_What is required_: State how many lines of the entries hold the string "that". Reply with the number alone.

─── The input

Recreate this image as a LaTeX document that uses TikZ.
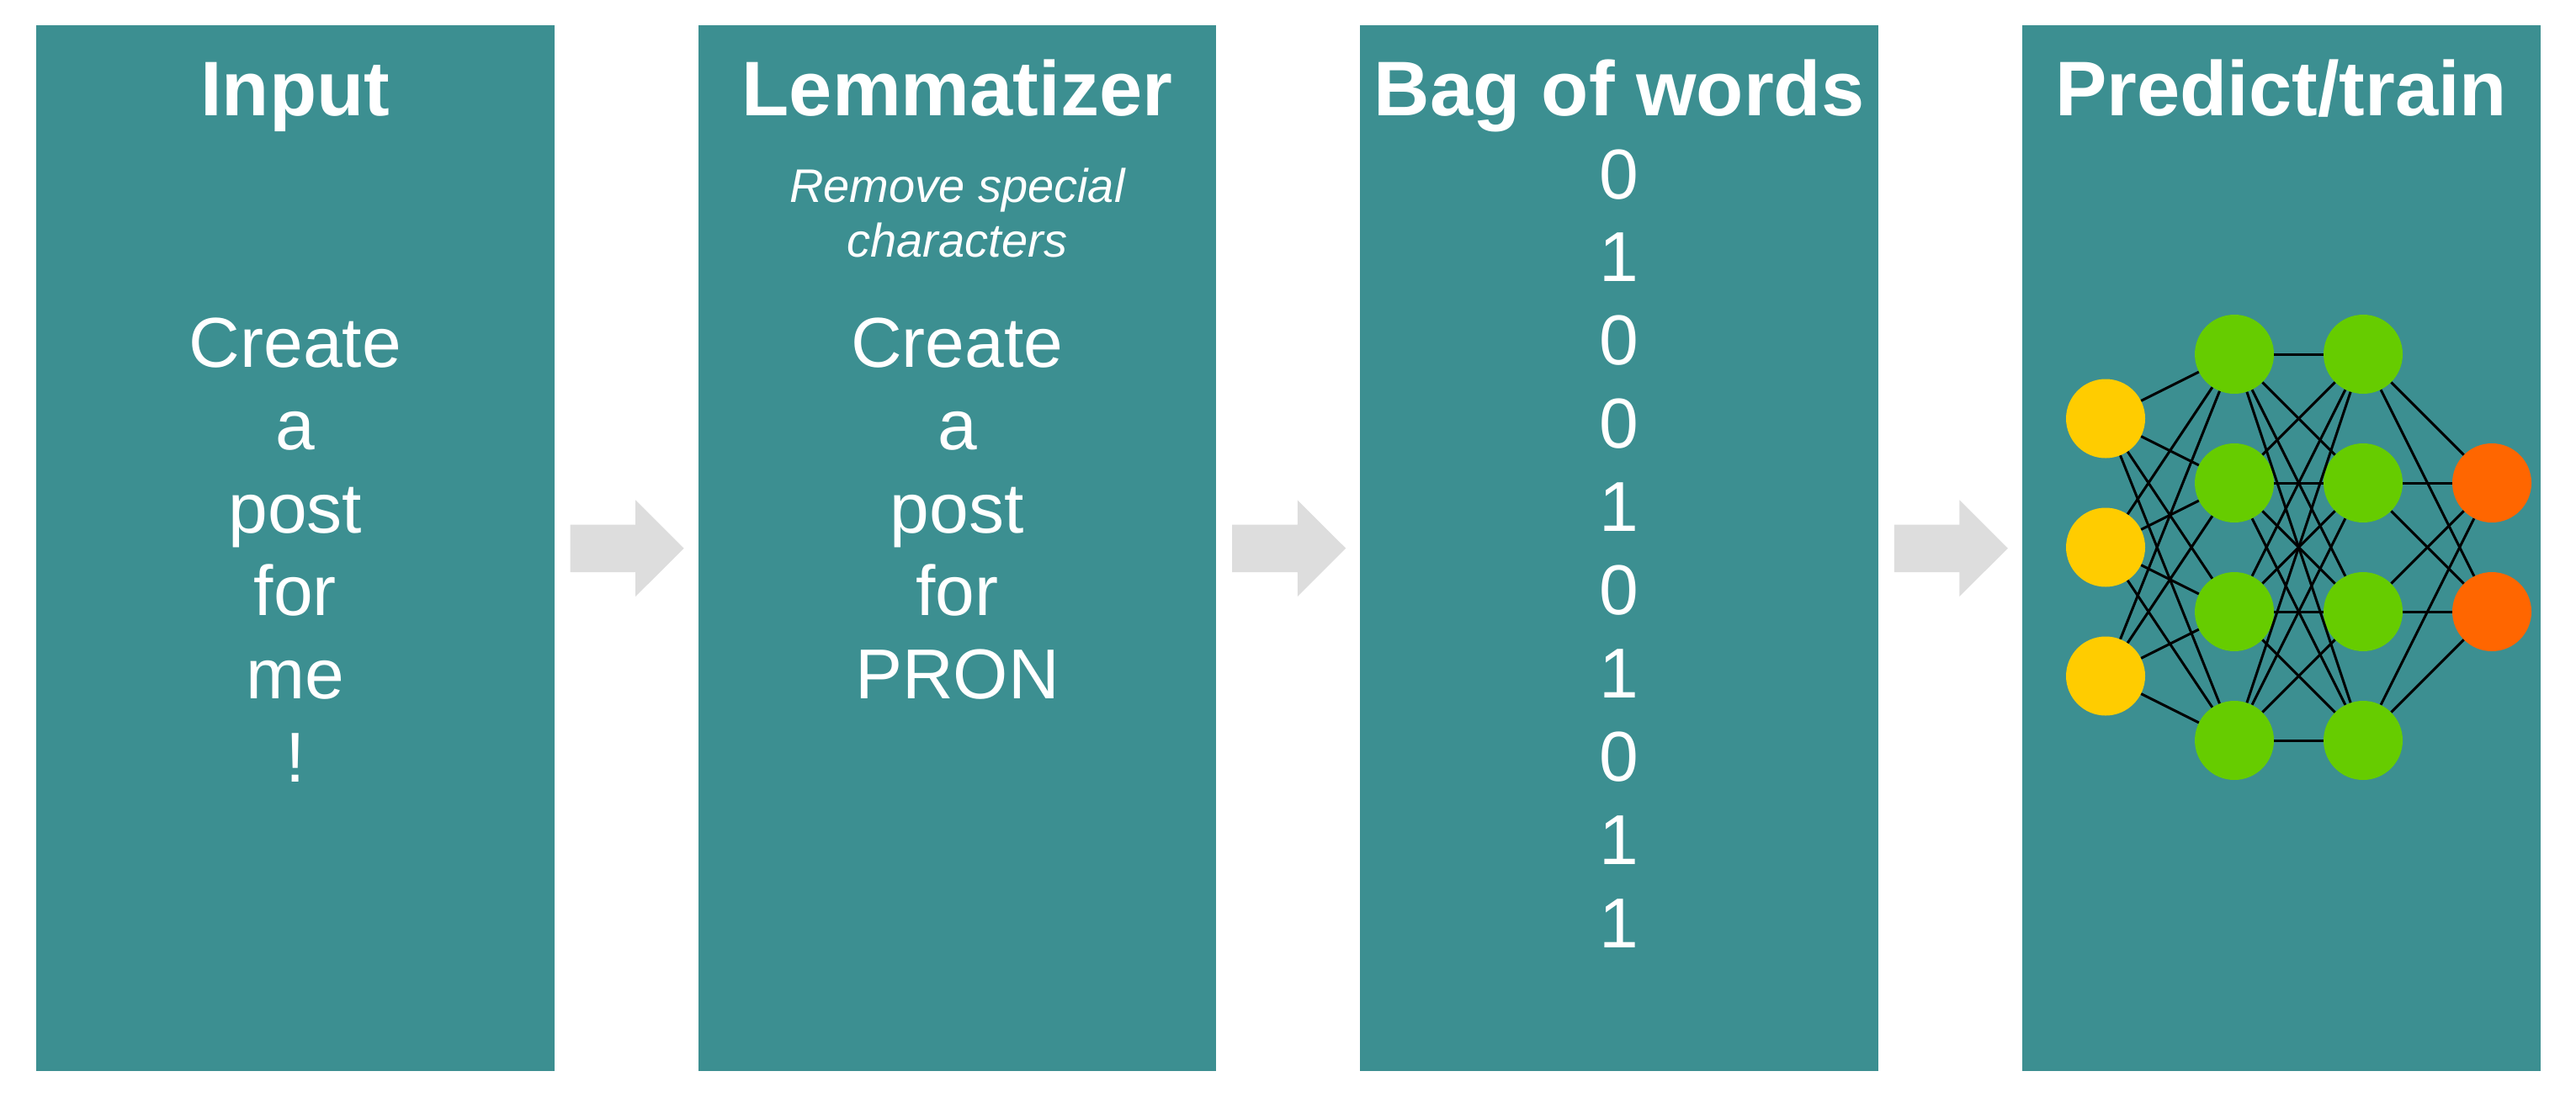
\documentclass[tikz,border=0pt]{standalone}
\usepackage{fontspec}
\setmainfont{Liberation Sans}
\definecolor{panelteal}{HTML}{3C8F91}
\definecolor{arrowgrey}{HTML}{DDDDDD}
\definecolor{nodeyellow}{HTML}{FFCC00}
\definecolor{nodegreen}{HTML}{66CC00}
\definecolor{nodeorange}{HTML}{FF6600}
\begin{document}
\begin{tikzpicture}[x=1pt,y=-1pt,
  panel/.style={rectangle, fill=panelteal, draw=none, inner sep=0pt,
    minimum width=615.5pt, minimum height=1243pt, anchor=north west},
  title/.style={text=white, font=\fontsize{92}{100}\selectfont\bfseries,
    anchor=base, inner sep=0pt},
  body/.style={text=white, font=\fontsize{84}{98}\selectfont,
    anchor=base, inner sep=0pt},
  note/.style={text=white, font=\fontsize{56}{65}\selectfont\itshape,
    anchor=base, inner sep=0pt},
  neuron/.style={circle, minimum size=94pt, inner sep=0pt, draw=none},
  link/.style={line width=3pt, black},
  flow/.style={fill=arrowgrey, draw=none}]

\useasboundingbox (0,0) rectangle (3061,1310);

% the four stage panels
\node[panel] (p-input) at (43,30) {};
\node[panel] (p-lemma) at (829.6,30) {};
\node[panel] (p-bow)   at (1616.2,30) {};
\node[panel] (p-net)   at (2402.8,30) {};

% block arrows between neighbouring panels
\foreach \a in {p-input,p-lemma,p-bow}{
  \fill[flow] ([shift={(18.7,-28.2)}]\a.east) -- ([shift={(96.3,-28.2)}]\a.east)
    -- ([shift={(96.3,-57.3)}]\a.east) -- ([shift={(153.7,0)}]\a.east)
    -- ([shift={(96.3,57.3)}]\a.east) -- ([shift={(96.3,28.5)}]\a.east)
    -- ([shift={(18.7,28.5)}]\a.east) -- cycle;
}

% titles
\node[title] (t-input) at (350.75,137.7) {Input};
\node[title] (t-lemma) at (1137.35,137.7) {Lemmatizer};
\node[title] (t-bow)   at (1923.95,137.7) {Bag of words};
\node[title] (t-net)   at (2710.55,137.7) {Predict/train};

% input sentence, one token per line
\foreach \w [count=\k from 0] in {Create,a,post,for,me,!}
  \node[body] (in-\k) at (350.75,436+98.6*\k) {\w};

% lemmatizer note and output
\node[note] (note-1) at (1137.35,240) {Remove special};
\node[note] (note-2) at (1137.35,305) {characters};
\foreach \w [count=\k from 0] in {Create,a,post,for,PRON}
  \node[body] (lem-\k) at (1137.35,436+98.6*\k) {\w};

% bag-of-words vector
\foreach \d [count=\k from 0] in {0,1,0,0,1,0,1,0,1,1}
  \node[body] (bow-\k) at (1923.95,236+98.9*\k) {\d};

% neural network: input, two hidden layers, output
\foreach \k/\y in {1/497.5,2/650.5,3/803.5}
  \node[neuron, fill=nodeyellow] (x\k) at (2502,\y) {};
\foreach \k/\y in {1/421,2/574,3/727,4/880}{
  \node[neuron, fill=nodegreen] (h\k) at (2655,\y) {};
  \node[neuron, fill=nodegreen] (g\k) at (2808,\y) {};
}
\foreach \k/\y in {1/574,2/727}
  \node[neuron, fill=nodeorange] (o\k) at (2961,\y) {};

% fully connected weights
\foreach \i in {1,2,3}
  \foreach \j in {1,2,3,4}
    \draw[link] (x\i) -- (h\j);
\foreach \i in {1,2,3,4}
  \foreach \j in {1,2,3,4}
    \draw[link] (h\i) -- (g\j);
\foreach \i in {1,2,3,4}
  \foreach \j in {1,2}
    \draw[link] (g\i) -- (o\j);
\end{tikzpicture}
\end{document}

──────
─── The input

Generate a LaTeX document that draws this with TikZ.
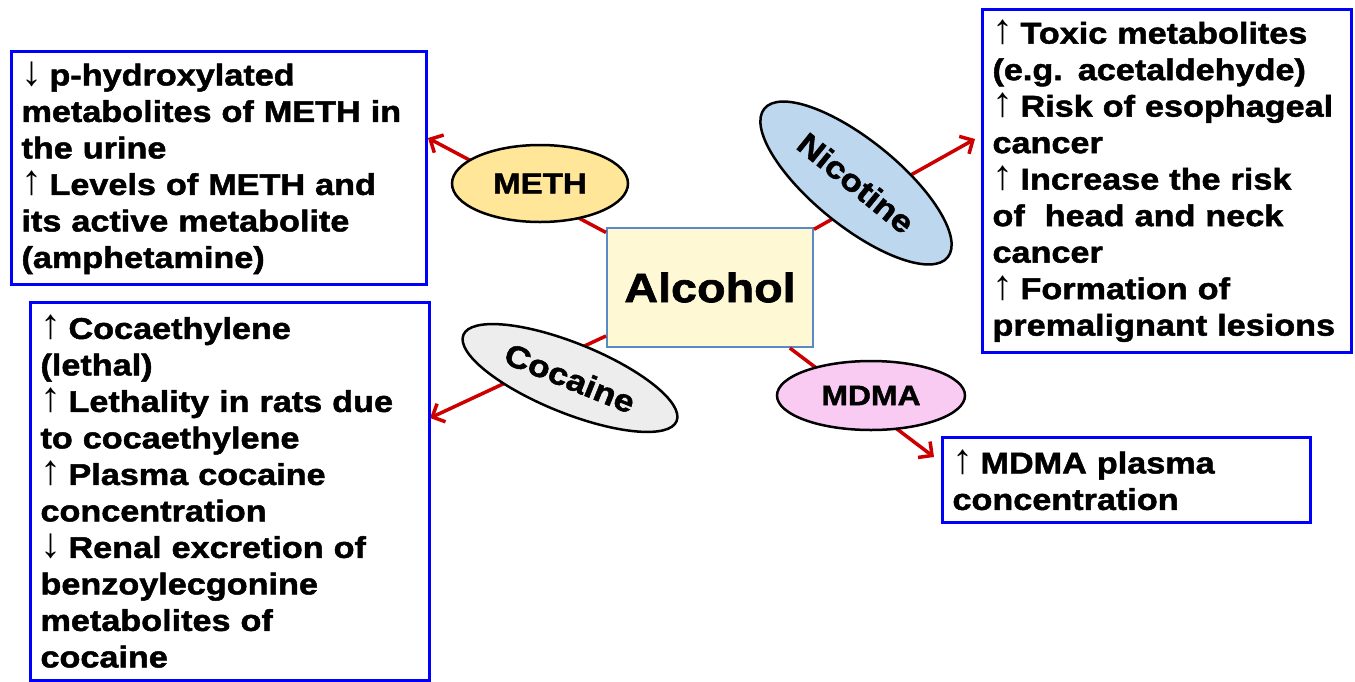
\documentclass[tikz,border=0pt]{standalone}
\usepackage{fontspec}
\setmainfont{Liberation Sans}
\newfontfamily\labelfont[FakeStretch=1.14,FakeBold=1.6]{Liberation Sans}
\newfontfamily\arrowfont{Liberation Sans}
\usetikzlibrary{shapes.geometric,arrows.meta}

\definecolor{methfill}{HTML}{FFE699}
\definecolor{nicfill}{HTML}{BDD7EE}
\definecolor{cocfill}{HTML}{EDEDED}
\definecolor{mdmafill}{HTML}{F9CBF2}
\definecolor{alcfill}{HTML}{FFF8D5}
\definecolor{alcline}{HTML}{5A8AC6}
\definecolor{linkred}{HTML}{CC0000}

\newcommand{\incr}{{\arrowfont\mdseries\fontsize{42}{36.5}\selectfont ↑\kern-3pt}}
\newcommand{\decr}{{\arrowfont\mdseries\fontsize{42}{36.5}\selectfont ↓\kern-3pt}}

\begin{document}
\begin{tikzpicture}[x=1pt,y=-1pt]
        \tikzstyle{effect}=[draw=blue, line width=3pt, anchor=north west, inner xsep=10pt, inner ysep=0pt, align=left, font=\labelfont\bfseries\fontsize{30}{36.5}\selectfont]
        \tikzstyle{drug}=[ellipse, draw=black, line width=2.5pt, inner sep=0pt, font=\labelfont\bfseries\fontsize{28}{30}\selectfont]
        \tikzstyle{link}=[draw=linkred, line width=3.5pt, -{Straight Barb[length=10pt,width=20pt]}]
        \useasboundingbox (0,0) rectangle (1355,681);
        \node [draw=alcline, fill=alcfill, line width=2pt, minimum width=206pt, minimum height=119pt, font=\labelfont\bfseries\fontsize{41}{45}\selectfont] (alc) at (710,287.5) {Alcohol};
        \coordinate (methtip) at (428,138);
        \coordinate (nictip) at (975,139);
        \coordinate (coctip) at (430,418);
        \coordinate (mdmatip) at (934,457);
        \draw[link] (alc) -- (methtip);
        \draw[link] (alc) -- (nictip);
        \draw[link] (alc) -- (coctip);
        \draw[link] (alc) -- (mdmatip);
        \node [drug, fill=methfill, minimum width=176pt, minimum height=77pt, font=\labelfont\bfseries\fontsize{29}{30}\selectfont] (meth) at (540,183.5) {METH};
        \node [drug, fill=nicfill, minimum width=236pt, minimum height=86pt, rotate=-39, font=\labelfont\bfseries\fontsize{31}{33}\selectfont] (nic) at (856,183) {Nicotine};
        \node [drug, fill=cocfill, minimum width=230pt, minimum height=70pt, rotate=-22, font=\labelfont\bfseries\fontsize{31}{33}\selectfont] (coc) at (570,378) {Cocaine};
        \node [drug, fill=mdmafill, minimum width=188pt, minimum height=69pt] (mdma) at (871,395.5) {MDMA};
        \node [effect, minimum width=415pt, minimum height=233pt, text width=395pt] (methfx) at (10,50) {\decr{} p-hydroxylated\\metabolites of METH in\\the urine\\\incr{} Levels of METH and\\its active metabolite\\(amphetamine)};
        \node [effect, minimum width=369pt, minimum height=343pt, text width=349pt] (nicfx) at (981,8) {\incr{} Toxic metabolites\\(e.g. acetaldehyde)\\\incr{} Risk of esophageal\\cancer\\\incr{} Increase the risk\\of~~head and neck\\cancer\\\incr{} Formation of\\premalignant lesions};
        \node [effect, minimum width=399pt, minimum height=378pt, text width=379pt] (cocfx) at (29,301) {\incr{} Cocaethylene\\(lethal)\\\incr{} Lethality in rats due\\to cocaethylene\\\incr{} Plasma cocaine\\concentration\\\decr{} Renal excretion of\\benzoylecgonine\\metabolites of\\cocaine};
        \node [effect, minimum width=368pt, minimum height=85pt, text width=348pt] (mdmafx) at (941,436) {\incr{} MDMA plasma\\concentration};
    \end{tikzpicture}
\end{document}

──────

_The output_: 2